A Contrarian View – Embracing Ship-from-Store is Bad for Business

JDA’s annual user group conference was just two months ago, and at this event I had the opportunity to sit in on a particularly interesting breakfast meeting. The meeting touched on some “vision” topics in retailing and an industry analyst that I was sitting next to, Greg Girard from IDC, offered a statement along the lines of “retailers should try to never ship from the store.” The table fell silent and there were some quizzical looks offered, and then the conversation started up in a different direction. But his comment stuck with me, and I think that he is absolutely right. Retailers should strive to never ship from the store, rather than the current thinking that seems to embrace this mode of fulfillment as if it is best practice.

This must seem like crazy-talk in today’s buy anywhere, sell anywhere, fulfill anywhere, customer centric retailing environment. However, let’s take a moment to discuss why retailers are fulfilling from the store in the first place – it is because something has broken down in their network and the inventory is not in the right place. The right place might have been a different store where a customer was trying to buy an item. It might have been a distribution or fulfillment center where online orders are more commonly shipped from. The fact is the right place for that item at that time is NOT the store it is being shipped out of – it is far too costly to move an item all the way to a store and then ship it from that store to a consumer.

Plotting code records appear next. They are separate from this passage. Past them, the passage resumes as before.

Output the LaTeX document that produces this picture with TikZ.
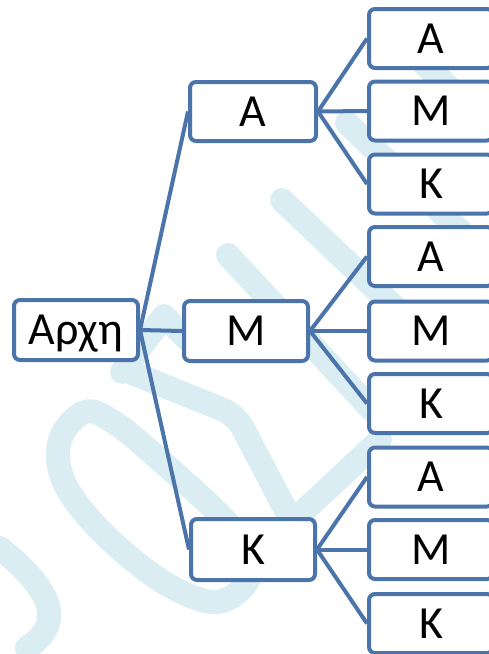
\documentclass[tikz,border=0pt]{standalone}
\usepackage{fontspec}
\setmainfont{Carlito}
\pgfdeclarelayer{wm}
\pgfdeclarelayer{links}
\pgfsetlayers{wm,links,main}
\definecolor{edgeblue}{RGB}{74,116,170}
\definecolor{wmblue}{RGB}{218,237,242}
\tikzset{
  box/.style={draw=edgeblue, line width=4pt, rounded corners=6pt, fill=white,
    minimum width=124pt, minimum height=60pt, inner sep=0pt,
    text height=29.5pt, text depth=0pt, font=\fontsize{46}{46}\selectfont},
  link/.style={draw=edgeblue, line width=4pt},
  wmark/.style={draw=wmblue, line width=24pt, line cap=round, line join=round}
}
\begin{document}
\begin{tikzpicture}[x=1pt,y=-1pt]
\useasboundingbox (0,0) rectangle (489,654);

% root and second level
\node[box] (r) at (76,330) {Αρχη};
\node[box, minimum width=126pt, minimum height=59pt] (a) at (253,111.5) {Α};
\node[box] (m) at (246,331) {Μ};
\node[box, minimum height=61pt] (k) at (253,549.5) {Κ};

% third level
\foreach \n/\t/\y in {aa/Α/38.5, am/Μ/111, ak/Κ/184,
                      ma/Α/256.5, mm/Μ/331, mk/Κ/403.5,
                      ka/Α/477, km/Μ/549.5, kk/Κ/623.5}
  \node[box, minimum height=59pt] (\n) at (431,\y) {\t};

% connectors
\begin{pgfonlayer}{links}
  \foreach \c in {a,m,k} \draw[link] (r.east) -- (\c.west);
  \foreach \p in {a,m,k}
    \foreach \c in {a,m,k}
      \draw[link] (\p.east) -- (\p\c.west);
\end{pgfonlayer}

% faint background strokes
\begin{pgfonlayer}{wm}
  \draw[wmark] (282,200) -- (410,322);
  \draw[wmark] (228,255) -- (372,410);
  \draw[wmark] (347,123) -- (470,240);
  \draw[wmark] (420,60) -- (489,125);
  \draw[wmark] (122,372) -- (164,316) -- (192,344);
  \draw[wmark, rounded corners=14pt] (130,372) -- (236,415) -- (292,522) -- (380,440);
  \draw[wmark] plot[smooth cycle, tension=0.6] coordinates {
    (85,412) (60,440) (64,482) (100,530) (160,580) (213,602) (245,585)
    (250,555) (225,520) (160,460) (115,423)};
  \draw[wmark] (0,548) .. controls (45,585) and (70,620) .. (27,648);
\end{pgfonlayer}
\end{tikzpicture}
\end{document}
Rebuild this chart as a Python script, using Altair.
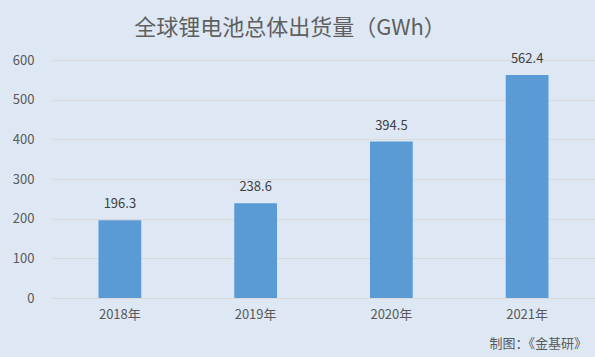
import altair as alt
import pandas as pd

years = ["2018年", "2019年", "2020年", "2021年"]
values = [196.3, 238.6, 394.5, 562.4]
y_ticks = [0, 100, 200, 300, 400, 500, 600]
title_text = "全球锂电池总体出货量（GWh）"
footer_text = "制图：《金基研》"

df = pd.DataFrame({"year": years, "value": values})
FONT = "Noto Sans CJK SC"

y_enc = alt.Y("value:Q", title=None,
              scale=alt.Scale(domain=[0, 600], nice=False),
              axis=alt.Axis(values=y_ticks, labelOverlap=False,
                            labelFont=FONT, labelFontSize=13, labelColor="#595959",
                            labelPadding=18, ticks=False, domain=False,
                            gridColor="#d9d9d9", gridWidth=1))

base = alt.Chart(df).encode(
    x=alt.X("year:N", sort=years, title=None,
            scale=alt.Scale(paddingInner=0.685, paddingOuter=0.3425),
            axis=alt.Axis(labelAngle=0, labelFont=FONT, labelFontSize=13,
                          labelColor="#595959", labelPadding=10, ticks=False,
                          domain=True, domainColor="#d9d9d9")),
    y=y_enc,
)

bars = base.mark_bar(color="#5b9bd5")

labels = base.mark_text(font=FONT, fontSize=13, color="#404040", dy=-16).encode(
    text=alt.Text("value:Q", format=".1f")
)

title = alt.Chart(pd.DataFrame({"t": [title_text]})).mark_text(
    font=FONT, fontSize=22, color="#5f5f5f", fontWeight="normal",
    align="center", baseline="middle"
).encode(x=alt.value(238), y=alt.value(-32), text="t:N")

footer = alt.Chart(pd.DataFrame({"t": [footer_text]})).mark_text(
    font=FONT, fontSize=13, color="#595959", align="right", baseline="middle"
).encode(x=alt.value(535), y=alt.value(284), text="t:N")

chart = alt.layer(bars, labels, title, footer).properties(
    width=543, height=238,
    background="#dee8f4",
    padding={"left": 52, "top": 60, "right": 0, "bottom": 59},
    autosize=alt.AutoSizeParams(type="none"),
).configure_view(stroke=None)

chart.save("out.html", embed_options={"renderer": "svg", "actions": False})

So what is a retailer to do? Judging by the interest in ship-from-store capabilities it would seem that inventory is often in the wrong place in the real world. This forces retailers to put a stake in the ground:

  • Is my strategic response to this going to be invest in better planning an optimization solutions to do everything in my power to get the inventory in the right place at the right time, and to proactively drive demand for the inventory I have in the location I have it in; or
  • Is my strategic approach going to be to double down on ship-from-store capabilities?

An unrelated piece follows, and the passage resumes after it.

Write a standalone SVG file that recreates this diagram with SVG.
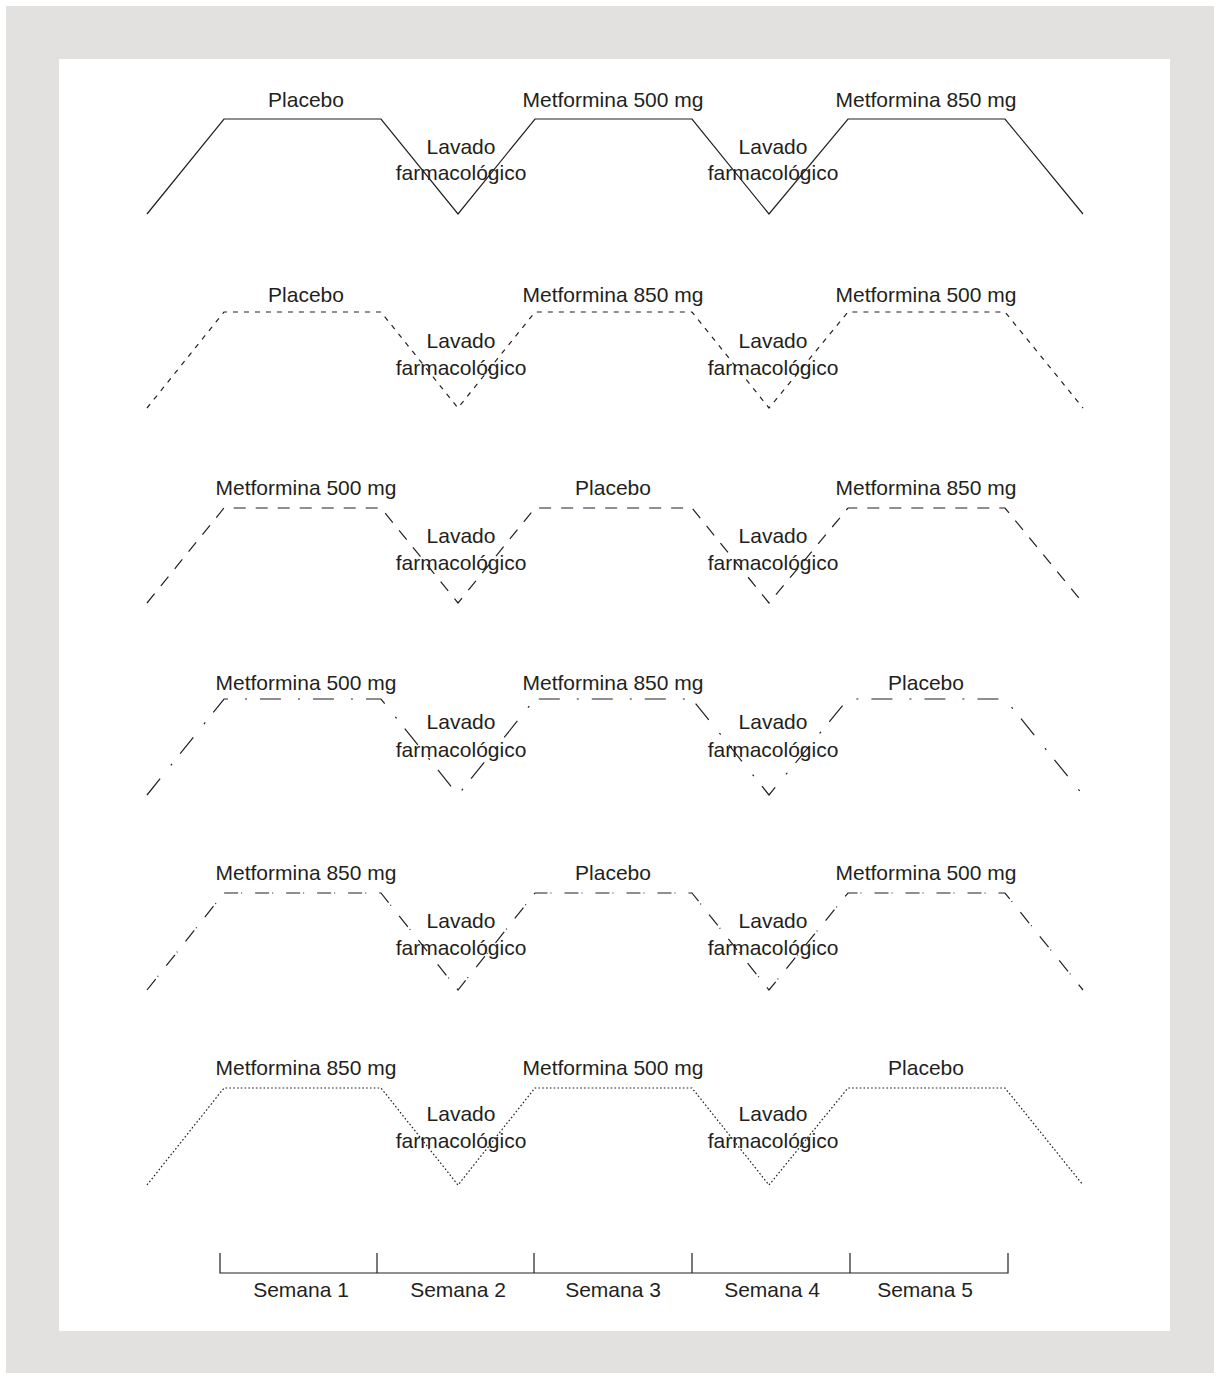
<svg xmlns="http://www.w3.org/2000/svg" width="1220" height="1379" viewBox="0 0 1220 1379">
<style>
text{font-family:"Liberation Sans",Arial,sans-serif;font-size:21px;fill:#231f20;text-anchor:middle}
.ln{fill:none;stroke:#231f20;stroke-width:1.2;stroke-linejoin:miter}
.s2{stroke-dasharray:5 6}
.s3{stroke-dasharray:12 10}
.s4{stroke-dasharray:21 17 2 13}
.s5{stroke-dasharray:14 3 1 13}
.s6{stroke-dasharray:1.6 2.2}
</style>
<rect x="0" y="0" width="1220" height="1379" fill="#ffffff"/>
<rect x="6" y="6" width="1208" height="1367" fill="#e2e1df"/>
<rect x="59" y="59" width="1111" height="1272" fill="#ffffff"/>
<g id="connectors">
<polyline class="ln" points="147,214 224,119 381,119 458,214 535,119 692,119 769,214 848,119 1005,119 1083,214"/>
<polyline class="ln s2" points="147,408 224,312 381,312 458,408 535,312 692,312 769,408 848,312 1005,312 1083,408"/>
<polyline class="ln s3" points="147,603 224,508 381,508 458,603 535,508 692,508 769,603 848,508 1005,508 1083,603"/>
<polyline class="ln s4" points="147,795 224,699 381,699 458,795 535,699 692,699 769,795 848,699 1005,699 1083,795"/>
<polyline class="ln s5" points="147,990 224,893 381,893 458,990 535,893 692,893 769,990 848,893 1005,893 1083,990"/>
<polyline class="ln s6" points="147,1185 224,1088 381,1088 458,1185 535,1088 692,1088 769,1185 848,1088 1005,1088 1083,1185"/>
</g>
<g id="row1">
<text x="306" y="107">Placebo</text>
<text x="613" y="107">Metformina 500 mg</text>
<text x="926" y="107">Metformina 850 mg</text>
<text x="461" y="154">Lavado</text><text x="461" y="180">farmacológico</text>
<text x="773" y="154">Lavado</text><text x="773" y="180">farmacológico</text>
</g>
<g id="row2">
<text x="306" y="302">Placebo</text>
<text x="613" y="302">Metformina 850 mg</text>
<text x="926" y="302">Metformina 500 mg</text>
<text x="461" y="348">Lavado</text><text x="461" y="375">farmacológico</text>
<text x="773" y="348">Lavado</text><text x="773" y="375">farmacológico</text>
</g>
<g id="row3">
<text x="306" y="495">Metformina 500 mg</text>
<text x="613" y="495">Placebo</text>
<text x="926" y="495">Metformina 850 mg</text>
<text x="461" y="543">Lavado</text><text x="461" y="570">farmacológico</text>
<text x="773" y="543">Lavado</text><text x="773" y="570">farmacológico</text>
</g>
<g id="row4">
<text x="306" y="690">Metformina 500 mg</text>
<text x="613" y="690">Metformina 850 mg</text>
<text x="926" y="690">Placebo</text>
<text x="461" y="729">Lavado</text><text x="461" y="757">farmacológico</text>
<text x="773" y="729">Lavado</text><text x="773" y="757">farmacológico</text>
</g>
<g id="row5">
<text x="306" y="880">Metformina 850 mg</text>
<text x="613" y="880">Placebo</text>
<text x="926" y="880">Metformina 500 mg</text>
<text x="461" y="928">Lavado</text><text x="461" y="955">farmacológico</text>
<text x="773" y="928">Lavado</text><text x="773" y="955">farmacológico</text>
</g>
<g id="row6">
<text x="306" y="1075">Metformina 850 mg</text>
<text x="613" y="1075">Metformina 500 mg</text>
<text x="926" y="1075">Placebo</text>
<text x="461" y="1121">Lavado</text><text x="461" y="1148">farmacológico</text>
<text x="773" y="1121">Lavado</text><text x="773" y="1148">farmacológico</text>
</g>
<g id="timeline">
<path class="ln" d="M220,1253V1273H1008V1253M377,1253V1273M534,1253V1273M692,1253V1273M850,1253V1273"/>
<text x="301" y="1297">Semana 1</text>
<text x="458" y="1297">Semana 2</text>
<text x="613" y="1297">Semana 3</text>
<text x="772" y="1297">Semana 4</text>
<text x="925" y="1297">Semana 5</text>
</g>
</svg>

If the hype is to be believed retailers are all in on ship-from-store. I get it, no sale is a bad sale and all of that, but isn’t this the mentality that has gotten brick-and-mortar retailing into this mess to begin with? Ship-from-store adds cost and complexity, eroding margins and taking store associates out of their selling role and making them into warehouse workers. All while putting up a smoke screen over the real problem – the right product was NOT in the right place at the right time – and piling up the costs to the retailer. I’ve personally had items shipped from other stores to my home and never once have I been asked to pick up the shipping. I think that the $10 shipping cost on the $60 dollar item that I purchased may have been a bit of a margin hit for the retailer, but my daughter got the shoes she wanted so who am I to complain.

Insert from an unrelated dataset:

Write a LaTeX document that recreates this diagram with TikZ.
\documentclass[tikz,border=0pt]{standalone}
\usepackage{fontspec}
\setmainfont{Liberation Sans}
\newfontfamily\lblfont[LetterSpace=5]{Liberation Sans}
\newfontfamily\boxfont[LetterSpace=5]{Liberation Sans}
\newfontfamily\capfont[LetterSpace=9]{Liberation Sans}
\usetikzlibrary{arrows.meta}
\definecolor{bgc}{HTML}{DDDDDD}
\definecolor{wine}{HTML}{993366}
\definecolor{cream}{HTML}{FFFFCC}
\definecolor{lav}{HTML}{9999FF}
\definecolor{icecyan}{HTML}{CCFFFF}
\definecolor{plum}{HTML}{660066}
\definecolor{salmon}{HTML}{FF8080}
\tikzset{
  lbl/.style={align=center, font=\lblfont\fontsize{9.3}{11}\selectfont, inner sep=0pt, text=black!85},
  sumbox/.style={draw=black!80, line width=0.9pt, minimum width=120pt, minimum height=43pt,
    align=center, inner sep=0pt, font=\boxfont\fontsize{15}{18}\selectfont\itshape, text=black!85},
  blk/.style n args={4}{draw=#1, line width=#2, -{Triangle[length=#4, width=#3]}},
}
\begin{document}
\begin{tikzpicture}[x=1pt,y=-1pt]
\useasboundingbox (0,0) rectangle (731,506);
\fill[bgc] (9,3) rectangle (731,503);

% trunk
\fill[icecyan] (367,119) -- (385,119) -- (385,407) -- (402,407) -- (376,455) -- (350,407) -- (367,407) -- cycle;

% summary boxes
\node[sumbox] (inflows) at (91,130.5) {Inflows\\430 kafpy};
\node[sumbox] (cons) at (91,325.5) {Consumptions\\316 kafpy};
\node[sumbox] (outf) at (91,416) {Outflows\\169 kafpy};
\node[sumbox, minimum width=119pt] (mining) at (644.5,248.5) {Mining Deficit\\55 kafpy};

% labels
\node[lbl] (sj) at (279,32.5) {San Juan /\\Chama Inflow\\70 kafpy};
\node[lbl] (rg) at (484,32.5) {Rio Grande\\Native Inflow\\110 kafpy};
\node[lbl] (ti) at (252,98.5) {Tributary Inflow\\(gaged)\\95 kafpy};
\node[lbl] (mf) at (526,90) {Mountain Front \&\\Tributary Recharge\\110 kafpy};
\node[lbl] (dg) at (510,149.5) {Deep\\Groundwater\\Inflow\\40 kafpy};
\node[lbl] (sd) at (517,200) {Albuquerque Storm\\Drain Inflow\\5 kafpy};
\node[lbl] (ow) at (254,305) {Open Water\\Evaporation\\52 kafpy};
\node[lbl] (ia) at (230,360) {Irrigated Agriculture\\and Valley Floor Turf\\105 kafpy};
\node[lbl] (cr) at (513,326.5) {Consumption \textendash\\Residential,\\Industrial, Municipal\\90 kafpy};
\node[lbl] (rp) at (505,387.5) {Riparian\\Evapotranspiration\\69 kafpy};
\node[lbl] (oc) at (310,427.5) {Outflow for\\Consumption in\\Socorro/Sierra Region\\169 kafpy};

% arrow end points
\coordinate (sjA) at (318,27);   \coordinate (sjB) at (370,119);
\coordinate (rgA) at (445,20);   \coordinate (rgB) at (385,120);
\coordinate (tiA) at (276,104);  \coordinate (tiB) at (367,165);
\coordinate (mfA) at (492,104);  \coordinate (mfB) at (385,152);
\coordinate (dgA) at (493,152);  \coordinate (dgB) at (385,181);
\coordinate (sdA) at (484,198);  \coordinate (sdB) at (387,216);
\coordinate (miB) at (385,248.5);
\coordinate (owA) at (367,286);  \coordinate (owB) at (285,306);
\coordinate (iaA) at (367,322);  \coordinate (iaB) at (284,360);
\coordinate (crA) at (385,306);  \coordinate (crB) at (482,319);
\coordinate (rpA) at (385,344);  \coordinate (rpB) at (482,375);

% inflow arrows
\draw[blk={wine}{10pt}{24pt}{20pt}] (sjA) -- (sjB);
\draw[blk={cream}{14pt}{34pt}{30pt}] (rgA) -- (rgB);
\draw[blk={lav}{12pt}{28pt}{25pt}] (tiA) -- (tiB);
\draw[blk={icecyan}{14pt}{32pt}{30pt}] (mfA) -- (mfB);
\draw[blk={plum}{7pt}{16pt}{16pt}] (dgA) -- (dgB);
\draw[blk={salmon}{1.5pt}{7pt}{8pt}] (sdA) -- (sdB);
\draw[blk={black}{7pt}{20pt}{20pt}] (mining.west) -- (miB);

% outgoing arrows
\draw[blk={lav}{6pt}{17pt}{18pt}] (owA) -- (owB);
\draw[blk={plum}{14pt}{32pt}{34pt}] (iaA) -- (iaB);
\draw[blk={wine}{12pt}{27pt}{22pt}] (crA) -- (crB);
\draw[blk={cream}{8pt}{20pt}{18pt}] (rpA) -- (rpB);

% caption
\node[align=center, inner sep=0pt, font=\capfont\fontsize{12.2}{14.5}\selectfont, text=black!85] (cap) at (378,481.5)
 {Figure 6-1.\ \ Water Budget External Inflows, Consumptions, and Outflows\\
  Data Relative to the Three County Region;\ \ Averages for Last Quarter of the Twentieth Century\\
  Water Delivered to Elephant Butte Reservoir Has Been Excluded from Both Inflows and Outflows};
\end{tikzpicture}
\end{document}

I firmly believe that if retailers do not start addressing the root cause – poor assortment planning, demand management and inventory management – they will use the shiny ball of ship-from-store to execute themselves out of business. This isn’t to say that having the capability to ship-from-store is all bad. It is a good tool to have from an exception management standpoint. Perfect plans are only perfect until you start to execute, and being able to satisfy a profitable customer by shipping them an item from another store is good business. And fulfilling that item at full price rather than marking it down in two weeks’ time is all the better.  But I think that investing in systems to increase the probability that the item is in the store that the shopper has walked into in the first place is the best strategy of all.

What do you think?  Are brick-and-mortar retailers chasing the shiny ball of ship-from-store or are you seeing pragmatic approaches in the market? Or am I missing an important part of the equation to justify ship-from-store?

  1 Comment   Comment

  1. Ritu Rajpal

    My view on this would be, definitely its should not be a strategy to ship-from-store, but for exceptions it is the solution available. Rather then sending your customer empty handed one has to ship from store and at the same time all considerations should be given to the cost/overheads etc.

    Company has to analyze the data how many times they shipped from the store to fulfill the critical order, if it is increasing then definitely there is some issue with planning.

    As ‘planning is not the execution its the base for execution’ So, exemptions has to be there to delight the customers.